Erkennen, annehmen und danach handeln ist der Schlüssel
Die Kommunikation im Alltag wird mit steigendem Grad der Schwerhörigkeit schwieriger. Wie meistern Sie diese Herausforderung?
Entscheidend ist, der Realität ins Auge zu blicken! Erst wenn ich für mich akzeptiert habe, wo meine Grenzen zu dem jeweiligen Zeitpunkt liegen, kann ich mich aktiv auf die Suche nach Lösungen für konkrete Situationen begeben. Eine 100%-Lösung kommt selten vor, aber oft ist eine Teillösung schon deutlich besser als keine.
Entscheidend dabei ist, dass ich mir im Klaren darüber bin, dass der Austausch mit anderen und das Leben in der Gemeinschaft ein existenzielles Grundbedürfnis ist. Ganz wichtig ist es daher, dem Umfeld zu kommuniziere, was Sache ist, welche äußeren Bedingungen mir eine Unterhaltung erleichtern und wie sie mich unterstützen können. Wer nicht schwerhörig ist, weiß das alles oft nicht und freut sich, wie einfach eine flüssige Unterhaltung doch möglich ist, wenn ein paar Regeln beachtet werden. Manchmal drücke ich mich zugegebenermaßen davor, weil ich glaube, dass das in dem Moment nicht nötig sei – nur um hinterher festzustellen, dass ich doch wieder die Hälfte nicht verstanden und beim Gegenüber den Eindruck hinterlassen habe, ich sei irgendwie seltsam oder blöd.
Generell gilt, dass es auch im Interesse des Umfeldes ist, dass der Schwerhörige ihm erhalten bleibt und sich einbringt – das gilt für jeden Schwerhörigen, sonst wäre er ja nicht Teil der jeweiligen Gruppe! Wenn meine Freunde und Bekannten also für mich mithören oder etwas wiederholen müssen, tun sie das auch in ihrem eigenen Interesse. Mir und vielen meiner Klienten hilft diese Erkenntnis sehr, denn sie ermöglicht ein Auftreten auf Augenhöhe, anstatt immer unsicherer zu werden und sich klein zu machen.

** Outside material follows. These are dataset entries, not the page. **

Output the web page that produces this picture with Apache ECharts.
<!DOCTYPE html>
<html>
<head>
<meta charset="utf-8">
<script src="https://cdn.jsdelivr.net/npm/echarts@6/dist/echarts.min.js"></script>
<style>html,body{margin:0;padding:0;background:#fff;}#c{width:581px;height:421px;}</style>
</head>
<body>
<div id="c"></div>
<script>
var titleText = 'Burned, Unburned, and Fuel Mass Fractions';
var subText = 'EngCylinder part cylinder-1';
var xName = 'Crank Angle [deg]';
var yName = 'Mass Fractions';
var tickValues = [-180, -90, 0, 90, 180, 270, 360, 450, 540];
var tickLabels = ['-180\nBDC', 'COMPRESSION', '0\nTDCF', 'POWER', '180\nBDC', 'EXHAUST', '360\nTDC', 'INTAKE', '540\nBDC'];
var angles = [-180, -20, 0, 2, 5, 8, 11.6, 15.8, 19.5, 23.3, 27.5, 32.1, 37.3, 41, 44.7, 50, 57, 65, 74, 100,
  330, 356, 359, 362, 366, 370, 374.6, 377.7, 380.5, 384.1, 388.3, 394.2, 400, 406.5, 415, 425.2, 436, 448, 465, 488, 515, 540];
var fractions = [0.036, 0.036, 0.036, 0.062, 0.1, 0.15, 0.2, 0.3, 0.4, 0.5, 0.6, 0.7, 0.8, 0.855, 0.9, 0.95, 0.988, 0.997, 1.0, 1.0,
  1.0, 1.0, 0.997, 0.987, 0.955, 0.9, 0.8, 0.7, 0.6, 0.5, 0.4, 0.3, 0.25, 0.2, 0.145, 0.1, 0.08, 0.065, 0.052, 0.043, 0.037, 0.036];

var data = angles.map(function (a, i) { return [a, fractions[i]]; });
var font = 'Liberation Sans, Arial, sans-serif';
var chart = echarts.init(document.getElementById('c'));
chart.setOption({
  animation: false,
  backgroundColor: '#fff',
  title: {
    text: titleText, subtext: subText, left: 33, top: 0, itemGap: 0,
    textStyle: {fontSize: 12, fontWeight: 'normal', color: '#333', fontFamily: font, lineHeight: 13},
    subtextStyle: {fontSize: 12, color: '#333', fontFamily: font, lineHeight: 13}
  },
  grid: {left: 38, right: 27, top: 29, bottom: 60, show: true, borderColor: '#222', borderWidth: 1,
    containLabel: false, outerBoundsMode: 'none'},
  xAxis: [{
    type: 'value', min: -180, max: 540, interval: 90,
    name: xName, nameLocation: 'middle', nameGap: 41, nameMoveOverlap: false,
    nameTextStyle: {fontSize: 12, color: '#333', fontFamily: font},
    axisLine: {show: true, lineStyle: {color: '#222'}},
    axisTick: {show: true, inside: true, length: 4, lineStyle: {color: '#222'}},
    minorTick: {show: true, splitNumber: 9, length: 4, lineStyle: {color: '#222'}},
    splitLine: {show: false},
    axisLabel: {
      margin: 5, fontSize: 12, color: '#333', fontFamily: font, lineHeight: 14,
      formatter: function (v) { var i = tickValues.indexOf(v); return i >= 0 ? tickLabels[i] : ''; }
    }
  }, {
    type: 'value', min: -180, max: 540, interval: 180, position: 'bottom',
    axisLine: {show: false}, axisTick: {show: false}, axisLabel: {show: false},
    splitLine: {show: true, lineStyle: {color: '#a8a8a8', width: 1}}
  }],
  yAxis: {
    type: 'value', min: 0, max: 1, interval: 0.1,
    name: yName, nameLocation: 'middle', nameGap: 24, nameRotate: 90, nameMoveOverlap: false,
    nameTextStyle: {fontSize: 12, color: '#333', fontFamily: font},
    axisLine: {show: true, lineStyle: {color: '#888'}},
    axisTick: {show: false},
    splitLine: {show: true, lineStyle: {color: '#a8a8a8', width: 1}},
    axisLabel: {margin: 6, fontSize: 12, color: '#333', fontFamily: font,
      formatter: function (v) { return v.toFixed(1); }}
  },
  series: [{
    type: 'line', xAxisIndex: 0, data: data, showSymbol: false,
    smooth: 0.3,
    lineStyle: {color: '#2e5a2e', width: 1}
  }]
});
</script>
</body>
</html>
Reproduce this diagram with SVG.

Ganz wichtig ist außerdem, anzuerkennen, dass der Aufwand für die Kommunikation bei einem Schwerhörigen enorme zusätzliche Energie-Ressourcen benötigt, die an anderer Stelle merkbar fehlen. Wer schwerhörig ist, sollte sich daher sehr genau überlegen, wofür er seine Kräfte hergeben möchte und wo er an anderer Stelle bewusst und sinnvoll sparen kann. Sich zum Beispiel im Job für das Sprachverstehen komplett aufzureiben, um dann in der Freizeit zu müde für jeglichen sozialen Austausch zu sein, ist keine Lösung. Da sollte man stattdessen gucken, wie der Hör-Aufwand bei der Arbeit reduziert werden und welche Freundschaften man wie weiter pflegen kann.